Packer collected abdominal fat samples from around 230 horses as they were undergoing colic surgery. She then looked at the “expression” of various cytokine genes in the fat tissue to see which cytokines were being produced. Cytokines are proteins released by cells that have a variety of functions, including immune functions such as triggering inflammation and responding to infection. Fat tissue has been shown to contain a raised level of cytokines.
Each of the 230 horses was then followed over the next two years, with data gathered on post-operative complications and survival following colic surgery. Each horse’s owner was contacted every three months for the first year to check up on the horse’s progress, and then every six months in the second year.

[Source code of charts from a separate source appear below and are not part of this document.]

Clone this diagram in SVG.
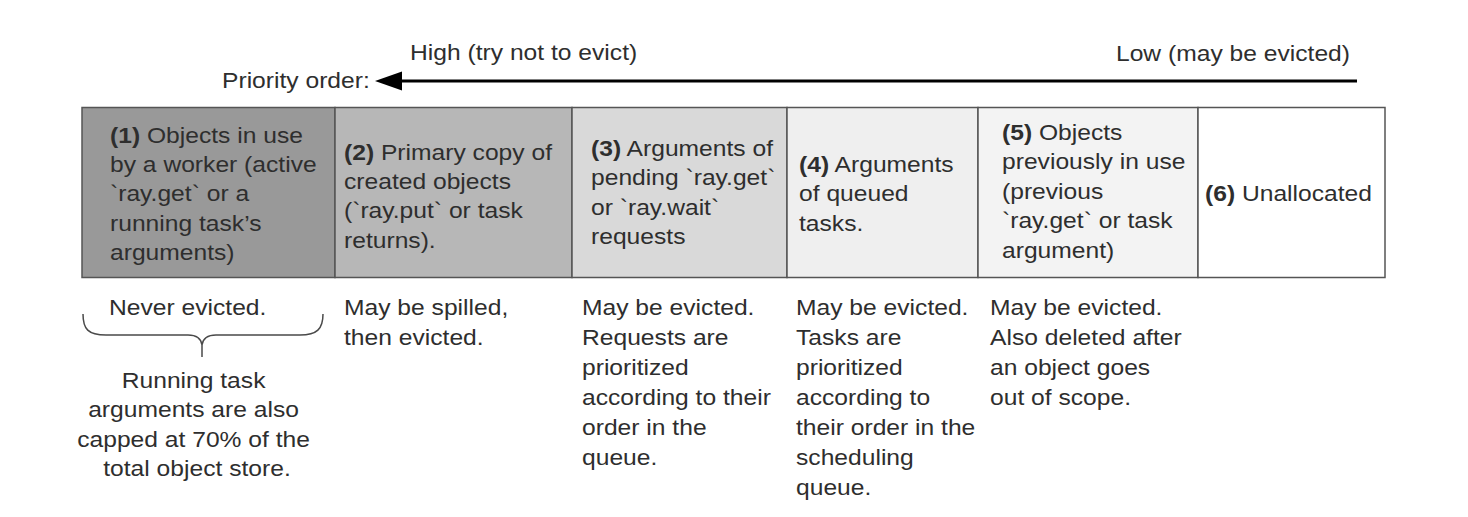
<svg xmlns="http://www.w3.org/2000/svg" width="1468" height="517" viewBox="0 0 1468 517">
  <style>
    .t { font-family: "Liberation Sans", Arial, sans-serif; font-size: 22px; fill: #2e2e2e; }
    .b { font-weight: bold; }
    .cell { stroke: #555; stroke-width: 1.5; }
    .brace { fill: none; stroke: #4a4a4a; stroke-width: 1.5; }
  </style>
  <rect width="1468" height="517" fill="#fff"/>

  <!-- priority arrow and its labels -->
  <g id="priority">
    <text class="t" transform="translate(410 59.5) scale(1.12 1)">High (try not to evict)</text>
    <text class="t" transform="translate(1350 60.5) scale(1.12 1)" text-anchor="end">Low (may be evicted)</text>
    <text class="t" transform="translate(222 87.5) scale(1.12 1)">Priority order:</text>
  </g>
  <g id="connectors">
    <line x1="1357" y1="81" x2="400" y2="81" stroke="#000" stroke-width="3"/>
    <path d="M375,81 L402,71.5 L402,90.5 z" fill="#000"/>
  </g>

  <!-- object store slots, highest priority first -->
  <g id="slot1">
    <rect class="cell" x="82" y="107.5" width="253" height="170" fill="#999999"/>
    <text class="t" transform="translate(110 142.5) scale(1.12 1)">
      <tspan x="0" dy="0"><tspan class="b">(1)</tspan> Objects in use</tspan>
      <tspan x="0" dy="29.5">by a worker (active</tspan>
      <tspan x="0" dy="29.5">`ray.get` or a</tspan>
      <tspan x="0" dy="29.5">running task’s</tspan>
      <tspan x="0" dy="29.5">arguments)</tspan>
    </text>
  </g>
  <g id="slot2">
    <rect class="cell" x="335" y="107.5" width="237" height="170" fill="#b7b7b7"/>
    <text class="t" transform="translate(344 159.5) scale(1.12 1)">
      <tspan x="0" dy="0"><tspan class="b">(2)</tspan> Primary copy of</tspan>
      <tspan x="0" dy="29.5">created objects</tspan>
      <tspan x="0" dy="29.5">(`ray.put` or task</tspan>
      <tspan x="0" dy="29.5">returns).</tspan>
    </text>
  </g>
  <g id="slot3">
    <rect class="cell" x="572" y="107.5" width="215" height="170" fill="#d9d9d9"/>
    <text class="t" transform="translate(591 156) scale(1.12 1)">
      <tspan x="0" dy="0"><tspan class="b">(3)</tspan> Arguments of</tspan>
      <tspan x="0" dy="29.5">pending `ray.get`</tspan>
      <tspan x="0" dy="29.5">or `ray.wait`</tspan>
      <tspan x="0" dy="29.5">requests</tspan>
    </text>
  </g>
  <g id="slot4">
    <rect class="cell" x="787" y="107.5" width="191" height="170" fill="#efefef"/>
    <text class="t" transform="translate(799 172) scale(1.12 1)">
      <tspan x="0" dy="0"><tspan class="b">(4)</tspan> Arguments</tspan>
      <tspan x="0" dy="29.5">of queued</tspan>
      <tspan x="0" dy="29.5">tasks.</tspan>
    </text>
  </g>
  <g id="slot5">
    <rect class="cell" x="978" y="107.5" width="220" height="170" fill="#f3f3f3"/>
    <text class="t" transform="translate(1002 140) scale(1.12 1)">
      <tspan x="0" dy="0"><tspan class="b">(5)</tspan> Objects</tspan>
      <tspan x="0" dy="29.5">previously in use</tspan>
      <tspan x="0" dy="29.5">(previous</tspan>
      <tspan x="0" dy="29.5">`ray.get` or task</tspan>
      <tspan x="0" dy="29.5">argument)</tspan>
    </text>
  </g>
  <g id="slot6">
    <rect class="cell" x="1198" y="107.5" width="187" height="170" fill="#ffffff"/>
    <text class="t" transform="translate(1205 201) scale(1.12 1)"><tspan class="b">(6)</tspan> Unallocated</text>
  </g>

  <!-- eviction notes under each slot -->
  <g id="note1">
    <text class="t" transform="translate(109 315) scale(1.12 1)">Never evicted.</text>
    <path class="brace" d="M83,314 C83,329 88,335 106,335 L188,335 C196,335 201,338 202,345 L202,357 M202,345 C203,338 208,335 216,335 L300,335 C317,335 323,329 323,314"/>
    <text class="t" text-anchor="middle" transform="translate(197 388) scale(1.12 1)">
      <tspan x="0" dy="0">Running task</tspan>
      <tspan x="0" dy="29.5">arguments are also</tspan>
      <tspan x="0" dy="29.5">capped at 70% of the</tspan>
      <tspan x="0" dy="29.5">total object store.</tspan>
    </text>
  </g>
  <g id="note2">
    <text class="t" transform="translate(344 315) scale(1.12 1)">
      <tspan x="0" dy="0">May be spilled,</tspan>
      <tspan x="0" dy="30">then evicted.</tspan>
    </text>
  </g>
  <g id="note3">
    <text class="t" transform="translate(582 315) scale(1.12 1)">
      <tspan x="0" dy="0">May be evicted.</tspan>
      <tspan x="0" dy="30">Requests are</tspan>
      <tspan x="0" dy="30">prioritized</tspan>
      <tspan x="0" dy="30">according to their</tspan>
      <tspan x="0" dy="30">order in the</tspan>
      <tspan x="0" dy="30">queue.</tspan>
    </text>
  </g>
  <g id="note4">
    <text class="t" transform="translate(796 315) scale(1.12 1)">
      <tspan x="0" dy="0">May be evicted.</tspan>
      <tspan x="0" dy="30">Tasks are</tspan>
      <tspan x="0" dy="30">prioritized</tspan>
      <tspan x="0" dy="30">according to</tspan>
      <tspan x="0" dy="30">their order in the</tspan>
      <tspan x="0" dy="30">scheduling</tspan>
      <tspan x="0" dy="30">queue.</tspan>
    </text>
  </g>
  <g id="note5">
    <text class="t" transform="translate(990 315) scale(1.12 1)">
      <tspan x="0" dy="0">May be evicted.</tspan>
      <tspan x="0" dy="30">Also deleted after</tspan>
      <tspan x="0" dy="30">an object goes</tspan>
      <tspan x="0" dy="30">out of scope.</tspan>
    </text>
  </g>
</svg>
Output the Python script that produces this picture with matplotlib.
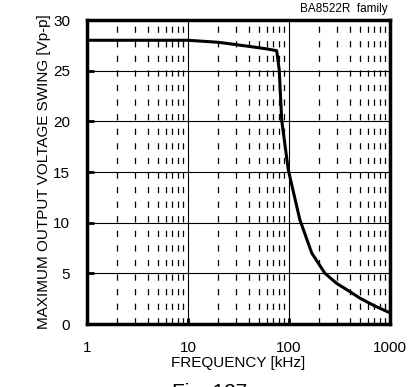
import numpy as np
import matplotlib
matplotlib.use("Agg")
import matplotlib.pyplot as plt
from matplotlib.ticker import FixedLocator, NullFormatter

plt.rcParams['font.family'] = ['Liberation Sans', 'DejaVu Sans']
plt.rcParams['lines.scale_dashes'] = False

# curve: frequency [kHz] vs swing [Vp-p]
freq = [1, 2, 5, 10, 20, 40, 60, 75.5, 80, 84.7, 98.4, 128, 168, 227, 297, 400, 504, 700, 1000]
swing = [28.0, 28.0, 28.0, 28.0, 27.8, 27.4, 27.15, 26.97, 25.1, 20.1, 15.2, 10.3, 7.0, 5.0, 4.0, 3.2, 2.55, 1.8, 1.1]

x_ticks = [1, 10, 100, 1000]
x_ticklabels = ["1", "10", "100", "1000"]
y_ticks = [0, 5, 10, 15, 20, 25, 30]

fig = plt.figure(figsize=(4.19, 3.87), dpi=100)
ax = fig.add_axes([87/419, 1 - 324/387, 303/419, 304/387])

ax.set_xscale("log")
ax.set_xlim(1, 1000)
ax.set_ylim(0, 30)

# minor dashed grid at 2..9 of each decade
minors = [m * 10**d for d in range(3) for m in range(2, 10)]
for xm in minors:
    ax.axvline(xm, color="black", lw=0.9, linestyle=(0, (4.5, 6.0)), zorder=1)
for xv in [10, 100]:
    ax.axvline(xv, color="black", lw=0.8, zorder=1)
for yv in y_ticks[1:-1]:
    ax.axhline(yv, color="black", lw=0.8, zorder=1)

ax.plot(freq, swing, color="black", lw=2.2, zorder=3)

ax.xaxis.set_major_locator(FixedLocator(x_ticks))
ax.xaxis.set_minor_locator(FixedLocator([]))
ax.xaxis.set_minor_formatter(NullFormatter())
ax.set_xticklabels(x_ticklabels)
ax.set_yticks(y_ticks)

ax.tick_params(axis="x", direction="in", length=4, width=2, pad=12, labelsize=11)
ax.tick_params(axis="y", direction="in", length=5, width=2, pad=12, labelsize=11)

for s in ax.spines.values():
    s.set_linewidth(2.5)

ax.set_xlabel("FREQUENCY [kHz]", fontsize=11, labelpad=1)
ax.set_ylabel("MAXIMUM OUTPUT VOLTAGE SWING [Vp-p]", fontsize=11, labelpad=1.5)

fig.text(388/419, 1 - 9/387, "BA8522R  family", ha="right", va="center", fontsize=8.5)
fig.text(172/419, 1 - 383/387, "Fig. 127", ha="left", va="top", fontsize=15)

fig.savefig("out.png", dpi=100)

After analyzing fat samples from 78 horses, Packer found a significant and positive association between the expression of a cytokine called MCP-1 and an increased rate of post-operative mortality. In other words, in horses with MCP-1 in their abdominal fat, the chances were high that the horse would not live.
“The relationship between MCP-1 and mortality from colic opens up the possibility of using it as a diagnostic tool when examining horses. Such a test would be a useful additional tool for vets when dealing with horses that are seriously ill and where it is uncertain whether they would survive additional surgery, or whether it is better to consider euthanasia,” said Packer.
Testing for the genetic expression of MCP-1 would take too long at present, as the DNA must first be amplified using a technique called polymerase chain reaction (PCR). However, further developments in designing a test to detect circulating levels of MCP-1 in the blood could be of great benefit.
Packer found no relationship between post-operative mortality and the other cytokines she looked at: leptin, adiponectin, TNF, MIF, NGF and IL-6.
During her research, Packer also looked at the relationship between various cytokines and the BMI (Body Mass Index) of horses. The BMI of each horse was calculated by using data on their age, species, breed, height and weight. Expression of equine leptin from retroperitoneal fat increased significantly with increasing BMI but was not associated with increased post operative mortality.
She expected to find a higher genetic expression of MCP-1 in the fat tissue of obese horses as they would be expected to have a lower survival rate from colic surgery. However, she found the opposite: the expression of the MCP-1 genes was lower in obese horses. Packer hypothesises that this could be because obese horses already have the maximum level of MCP-1 in their blood, so were no longer producing the cytokine within their fat cells at the time of sampling.
Packer now hopes to look at MCP-1 levels in blood to confirm this theory. She has already collected and frozen blood samples from each of the 230 horses involved in the study, so hopes to analyze these samples in the near future.
Packer is currently applying for funding for a PhD to continue research into this area. “Obesity is a major health issue for horses, so it is vital that we have a better understanding of the impact obesity has on colic surgery survival rates,” said Packer.
About the researcher: Melissa Packer BVet Med CertES(Soft Tissue) MRCVS is a Senior Clinician in Equine Gastroenterology at the University of Liverpool’s Philip Leverhulme Equine Hospital. Her research was funded by The Horse Trust, a leading equine research funding agency in Great Britain.